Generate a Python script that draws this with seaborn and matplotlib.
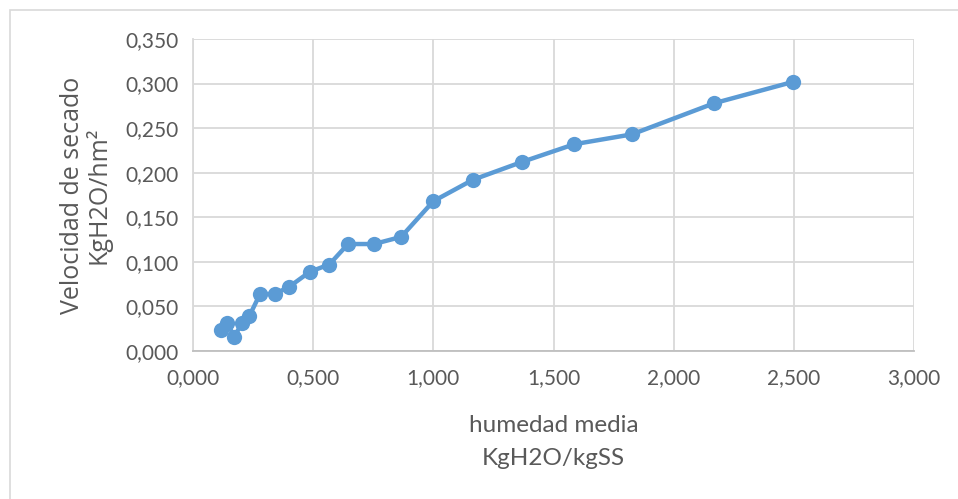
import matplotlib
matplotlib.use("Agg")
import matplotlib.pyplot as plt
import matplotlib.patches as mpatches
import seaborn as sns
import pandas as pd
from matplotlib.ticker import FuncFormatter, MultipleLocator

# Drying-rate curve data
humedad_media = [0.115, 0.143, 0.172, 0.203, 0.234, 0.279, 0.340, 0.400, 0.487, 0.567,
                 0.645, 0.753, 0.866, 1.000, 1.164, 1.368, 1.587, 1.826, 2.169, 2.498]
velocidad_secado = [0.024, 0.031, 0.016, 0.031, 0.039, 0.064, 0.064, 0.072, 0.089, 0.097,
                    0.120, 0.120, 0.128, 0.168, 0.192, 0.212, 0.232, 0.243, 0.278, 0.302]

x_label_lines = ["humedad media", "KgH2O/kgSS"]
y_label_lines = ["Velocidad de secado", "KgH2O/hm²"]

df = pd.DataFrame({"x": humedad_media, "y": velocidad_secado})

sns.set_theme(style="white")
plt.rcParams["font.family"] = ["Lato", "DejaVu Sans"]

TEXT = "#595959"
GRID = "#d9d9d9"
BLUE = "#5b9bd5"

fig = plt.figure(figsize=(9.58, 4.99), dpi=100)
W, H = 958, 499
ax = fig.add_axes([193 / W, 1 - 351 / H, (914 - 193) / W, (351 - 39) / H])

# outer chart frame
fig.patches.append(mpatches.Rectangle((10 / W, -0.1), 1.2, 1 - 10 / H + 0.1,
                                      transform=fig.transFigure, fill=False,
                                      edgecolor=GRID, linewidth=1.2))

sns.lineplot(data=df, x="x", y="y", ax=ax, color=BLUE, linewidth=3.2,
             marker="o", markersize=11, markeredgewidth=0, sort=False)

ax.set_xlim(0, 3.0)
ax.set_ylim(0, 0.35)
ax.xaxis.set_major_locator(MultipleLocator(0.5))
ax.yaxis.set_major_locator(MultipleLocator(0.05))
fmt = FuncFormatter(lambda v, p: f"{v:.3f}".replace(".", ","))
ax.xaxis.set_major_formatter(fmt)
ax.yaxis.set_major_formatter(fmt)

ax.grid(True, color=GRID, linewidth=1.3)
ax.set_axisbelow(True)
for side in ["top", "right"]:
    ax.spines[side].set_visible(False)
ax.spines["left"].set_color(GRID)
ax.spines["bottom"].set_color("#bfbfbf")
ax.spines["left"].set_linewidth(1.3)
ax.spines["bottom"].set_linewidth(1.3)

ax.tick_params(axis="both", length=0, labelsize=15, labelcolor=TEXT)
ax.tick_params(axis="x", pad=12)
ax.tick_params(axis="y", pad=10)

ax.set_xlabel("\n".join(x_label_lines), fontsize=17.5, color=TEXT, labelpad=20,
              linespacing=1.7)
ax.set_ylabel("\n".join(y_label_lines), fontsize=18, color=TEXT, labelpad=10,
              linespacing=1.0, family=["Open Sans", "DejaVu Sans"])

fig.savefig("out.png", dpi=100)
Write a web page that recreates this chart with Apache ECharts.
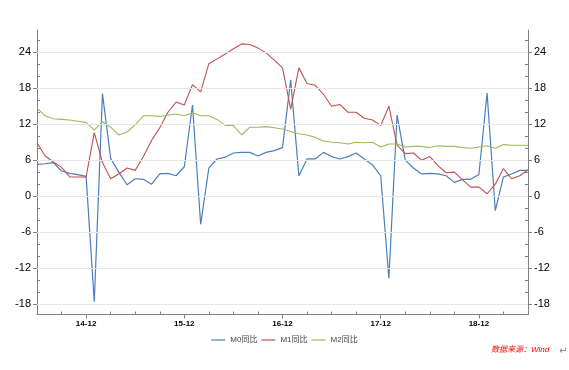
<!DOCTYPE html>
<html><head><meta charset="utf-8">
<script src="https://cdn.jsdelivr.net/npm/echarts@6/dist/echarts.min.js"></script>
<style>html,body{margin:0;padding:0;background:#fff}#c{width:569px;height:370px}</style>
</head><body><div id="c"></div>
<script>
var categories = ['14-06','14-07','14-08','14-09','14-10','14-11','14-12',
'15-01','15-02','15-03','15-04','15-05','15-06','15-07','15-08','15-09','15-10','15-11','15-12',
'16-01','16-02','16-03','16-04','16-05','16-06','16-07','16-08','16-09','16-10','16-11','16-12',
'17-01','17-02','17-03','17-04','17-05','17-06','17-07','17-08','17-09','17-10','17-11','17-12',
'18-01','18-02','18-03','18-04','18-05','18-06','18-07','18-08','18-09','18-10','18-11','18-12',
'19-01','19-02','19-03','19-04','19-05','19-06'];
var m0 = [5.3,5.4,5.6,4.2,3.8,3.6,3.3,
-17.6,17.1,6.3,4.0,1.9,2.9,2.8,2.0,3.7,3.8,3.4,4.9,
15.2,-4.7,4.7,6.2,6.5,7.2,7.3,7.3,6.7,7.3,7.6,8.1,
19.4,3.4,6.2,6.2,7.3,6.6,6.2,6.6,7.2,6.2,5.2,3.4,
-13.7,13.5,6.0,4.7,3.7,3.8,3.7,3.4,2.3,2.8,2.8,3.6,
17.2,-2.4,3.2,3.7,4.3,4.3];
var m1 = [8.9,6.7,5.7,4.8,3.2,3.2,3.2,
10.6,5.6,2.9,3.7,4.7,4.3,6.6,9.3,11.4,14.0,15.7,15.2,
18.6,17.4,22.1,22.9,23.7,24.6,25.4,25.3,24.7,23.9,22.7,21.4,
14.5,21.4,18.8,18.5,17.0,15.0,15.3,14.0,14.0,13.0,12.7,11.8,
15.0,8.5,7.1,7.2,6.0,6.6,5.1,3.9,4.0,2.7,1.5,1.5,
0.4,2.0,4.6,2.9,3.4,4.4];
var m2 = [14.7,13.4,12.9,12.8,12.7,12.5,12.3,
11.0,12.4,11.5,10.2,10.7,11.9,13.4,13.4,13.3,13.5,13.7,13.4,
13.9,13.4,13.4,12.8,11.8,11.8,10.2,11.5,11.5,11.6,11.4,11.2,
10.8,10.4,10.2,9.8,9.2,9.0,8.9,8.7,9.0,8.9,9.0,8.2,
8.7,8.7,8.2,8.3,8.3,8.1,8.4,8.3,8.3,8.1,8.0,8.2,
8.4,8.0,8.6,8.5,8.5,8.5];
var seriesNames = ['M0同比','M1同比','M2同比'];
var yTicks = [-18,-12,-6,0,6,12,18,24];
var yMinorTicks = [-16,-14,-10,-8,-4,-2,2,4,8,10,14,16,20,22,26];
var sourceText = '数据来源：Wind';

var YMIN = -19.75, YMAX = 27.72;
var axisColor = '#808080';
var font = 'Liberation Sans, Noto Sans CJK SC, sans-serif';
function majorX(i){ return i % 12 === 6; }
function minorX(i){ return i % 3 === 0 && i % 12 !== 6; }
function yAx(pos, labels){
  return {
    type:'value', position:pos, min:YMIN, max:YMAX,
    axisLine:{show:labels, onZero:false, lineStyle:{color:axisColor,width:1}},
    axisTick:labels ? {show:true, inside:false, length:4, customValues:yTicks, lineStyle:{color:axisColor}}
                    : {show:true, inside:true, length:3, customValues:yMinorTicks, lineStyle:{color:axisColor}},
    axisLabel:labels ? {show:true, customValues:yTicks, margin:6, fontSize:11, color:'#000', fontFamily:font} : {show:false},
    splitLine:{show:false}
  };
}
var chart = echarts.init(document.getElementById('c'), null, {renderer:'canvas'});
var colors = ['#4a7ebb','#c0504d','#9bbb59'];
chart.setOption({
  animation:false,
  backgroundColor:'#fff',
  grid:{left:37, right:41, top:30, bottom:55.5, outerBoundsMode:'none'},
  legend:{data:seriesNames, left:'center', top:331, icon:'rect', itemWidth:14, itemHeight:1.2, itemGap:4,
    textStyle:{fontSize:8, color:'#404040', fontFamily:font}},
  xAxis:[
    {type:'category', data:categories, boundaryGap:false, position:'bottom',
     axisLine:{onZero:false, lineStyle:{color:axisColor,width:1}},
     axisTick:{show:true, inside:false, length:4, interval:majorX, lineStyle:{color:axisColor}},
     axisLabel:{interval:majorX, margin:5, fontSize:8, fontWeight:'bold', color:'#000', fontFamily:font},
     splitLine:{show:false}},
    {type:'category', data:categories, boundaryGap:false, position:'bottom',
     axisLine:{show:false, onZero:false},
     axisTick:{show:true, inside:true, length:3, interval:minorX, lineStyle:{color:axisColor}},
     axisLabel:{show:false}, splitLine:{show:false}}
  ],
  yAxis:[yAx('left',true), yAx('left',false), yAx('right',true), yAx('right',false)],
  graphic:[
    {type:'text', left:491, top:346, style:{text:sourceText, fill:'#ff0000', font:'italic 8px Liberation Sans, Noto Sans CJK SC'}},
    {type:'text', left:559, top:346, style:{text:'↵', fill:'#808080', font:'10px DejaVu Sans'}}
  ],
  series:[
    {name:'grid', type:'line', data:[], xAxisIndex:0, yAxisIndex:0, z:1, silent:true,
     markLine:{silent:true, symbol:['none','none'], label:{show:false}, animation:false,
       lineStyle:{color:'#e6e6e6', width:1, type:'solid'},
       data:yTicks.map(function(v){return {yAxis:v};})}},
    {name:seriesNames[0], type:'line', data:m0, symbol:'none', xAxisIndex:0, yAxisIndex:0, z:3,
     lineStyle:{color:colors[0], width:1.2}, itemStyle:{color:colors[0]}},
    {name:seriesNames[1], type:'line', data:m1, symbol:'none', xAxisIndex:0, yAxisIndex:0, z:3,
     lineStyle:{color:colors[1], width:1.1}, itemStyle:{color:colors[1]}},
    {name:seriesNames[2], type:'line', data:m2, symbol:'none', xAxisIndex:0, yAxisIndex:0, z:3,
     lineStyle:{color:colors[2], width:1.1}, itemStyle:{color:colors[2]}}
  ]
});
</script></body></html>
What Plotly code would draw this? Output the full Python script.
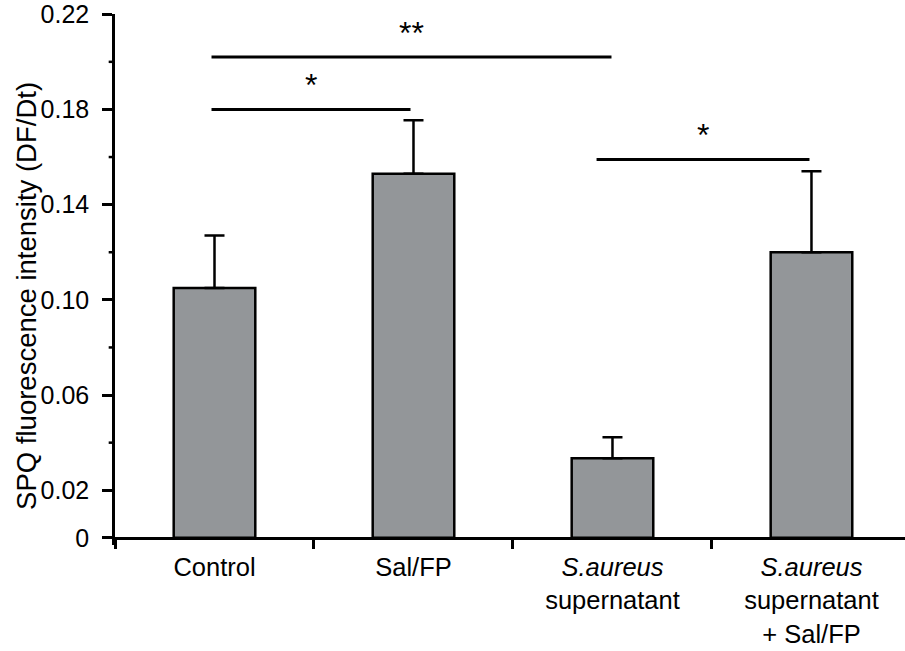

STATED PROBLEM
The lines from the start of the data through the line that contains "from matplotlib.ticker import" are to be returned exactly, please, with both ends included and every picture left out.

THE REPLY
Generate a Python script that draws this with seaborn and matplotlib.
import matplotlib
matplotlib.use("Agg")
import matplotlib.pyplot as plt
import matplotlib.patches as mpatches
import seaborn as sns
import pandas as pd
from matplotlib.ticker import FuncFormatter, MultipleLocator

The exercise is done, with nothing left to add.